说话时,林沅眼间余光扫过不远处的窗户,盘算着,自己要以多快的速度,才能顺利翻窗而出。
这里是一楼,窗户外面是花台。草坪里的泥土已经被雨水浇灌得松软,危险性大大减弱。
但不到万不得已的情况下,他不会采取如此行动。稍有差池,也容易伤到肚子里的宝宝。
林戚脸上渗人的笑突然凝固了,宛如戴上去的陶土面具,一寸寸龟裂,露出临近死亡气息的绝望。
“炎琅母亲,那个恶毒的女人,不会让我活着的。”林戚攥紧了手指,眼睛里迸射出怨毒,“需要用到我的时候,还向我保证一定会成全我和他儿子。利用完,就一脚把我踢开。”
林沅听不懂他在说什么,隐隐约约觉得和之前有人假扮自己有关。
他们俩同父异母,眉眼间多多少少是有些相似的。再经过故意的乔装,的确能够骗过不熟悉的人。
自从炎霆出车祸的那天起,林沅就再也没去想过那件事。后面又发生过什么,他一概不知。
看林戚消瘦颓然的模样,这段时间的日子似乎不太好过。
但林沅并不想知道到底发生过什么,更不愿再搅进任何浑水里。
眉头往下压了压,看着林戚仿若下一秒就要癫狂的样子,他不动声色道“我不清楚你来找我做什么,是想让我帮你,还是觉得能用我来要挟炎霆。”
林沅淡定自若,语气不疾不徐,“如果是前者,那我无能为力。若是后者,你倒是未免太看得起我。炎霆是什么身份,你觉得他会为了我,放弃报复差点儿要他命的人”
闻言,目的性被揭穿,林戚的脸色突变,青白交错,眼神也更加颓败了。他瞪着林沅,一言不发,似乎在计算所言是否属实。
“如果我对炎霆来说真的很重要,他又怎么会打发我来学校此举无非就是想把我甩掉罢了。”林沅后腿一步,靠在墙壁的拐角处,脸上透露出几分被抛弃的悲伤。
“这个社会里,权势大的人多着呢。我们不过就是他们消遣时找的乐子而已,一旦厌倦,便弃之如敝。”林沅凉薄地笑了笑,反问道“你觉得我说的对吗”
林戚对这一番话深有同感,注意力一直在林沅身上。直到被人一脚踹倒在地,都没反应过来发生了什么。

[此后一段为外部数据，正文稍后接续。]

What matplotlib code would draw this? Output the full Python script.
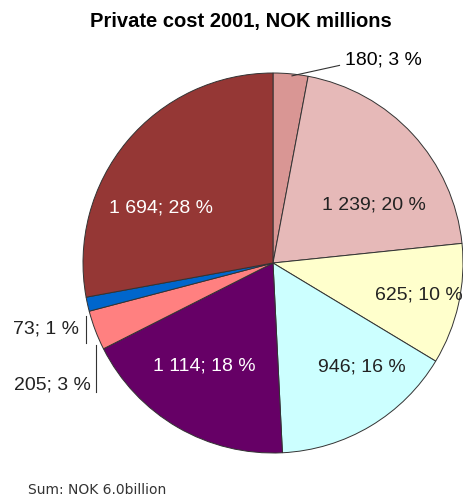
import numpy as np
import matplotlib.pyplot as plt

plt.rcParams['font.family'] = ['Liberation Sans', 'DejaVu Sans']

values = [180, 1239, 625, 946, 1114, 205, 73, 1694]
pct_labels = ['180; 3 %', '1 239; 20 %', '625; 10 %', '946; 16 %',
              '1 114; 18 %', '205; 3 %', '73; 1 %', '1 694; 28 %']
colors = ['#D99694', '#E6B9B8', '#FFFFCC', '#CCFFFF',
          '#660066', '#FF8080', '#0066CC', '#953735']
text_colors = ['black', '#222222', '#222222', '#222222',
               'white', '#222222', '#222222', 'white']

# label placement (data coords of the unit pie), leader lines for the small slices
label_pos = [(0.38, 1.07), (0.53, 0.305), (0.77, -0.17), (0.47, -0.55),
             (-0.36, -0.54), (-0.96, -0.64), (-1.02, -0.35), (-0.59, 0.29)]
label_ha = ['left', 'center', 'center', 'center', 'center', 'right', 'right', 'center']
leaders = {0: [(0.10, 0.985), (0.35, 1.04)],
           5: [(-0.93, -0.43), (-0.93, -0.68)],
           6: [(-0.985, -0.28), (-0.985, -0.42)]}

fig = plt.figure(figsize=(4.64, 5.0), dpi=100)
ax = fig.add_axes([83 / 464, 47 / 500, 380 / 464, 380 / 500])

ax.pie(values, colors=colors, startangle=90, counterclock=False,
       wedgeprops=dict(edgecolor='#333333', linewidth=0.7))
ax.set_xlim(-1, 1)
ax.set_ylim(-1, 1)
ax.set_aspect('equal')

for i, lab in enumerate(pct_labels):
    x, y = label_pos[i]
    ax.text(x, y, lab, ha=label_ha[i], va='center', fontsize=14,
            color=text_colors[i], clip_on=False)

for i, pts in leaders.items():
    xs, ys = zip(*pts)
    ax.plot(xs, ys, color='#333333', linewidth=0.8, clip_on=False)

fig.text(241 / 464, 1 - 22 / 500, 'Private cost 2001, NOK millions',
         ha='center', va='center', fontsize=14.5, fontweight='bold')
fig.text(28 / 464, 1 - 490 / 500, 'Sum: NOK 6.0billion',
         ha='left', va='center', fontsize=10, color='#333333',
         family=['DejaVu Sans'])

fig.savefig('out.png', dpi=100)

右脚踩在他的后背上,楚子阔迅速搜了一遍身,确定他没带任何武器,才松懈下来,语气轻佻道“我还以为秦冕那么着急的求我,是让我来帮他解决哪任小情儿呢。但见你长这样,应该不是他能看上的啊。”
楚子阔拍拍手上并不存在的灰尘,侧身看向林沅,挑起嘴角轻笑道“你说错了,你家那位是真的很在乎你,不然你也不会有那么多跟屁虫。”
“我也才刚知道的。”林沅直起身体,动了动僵硬的脖子。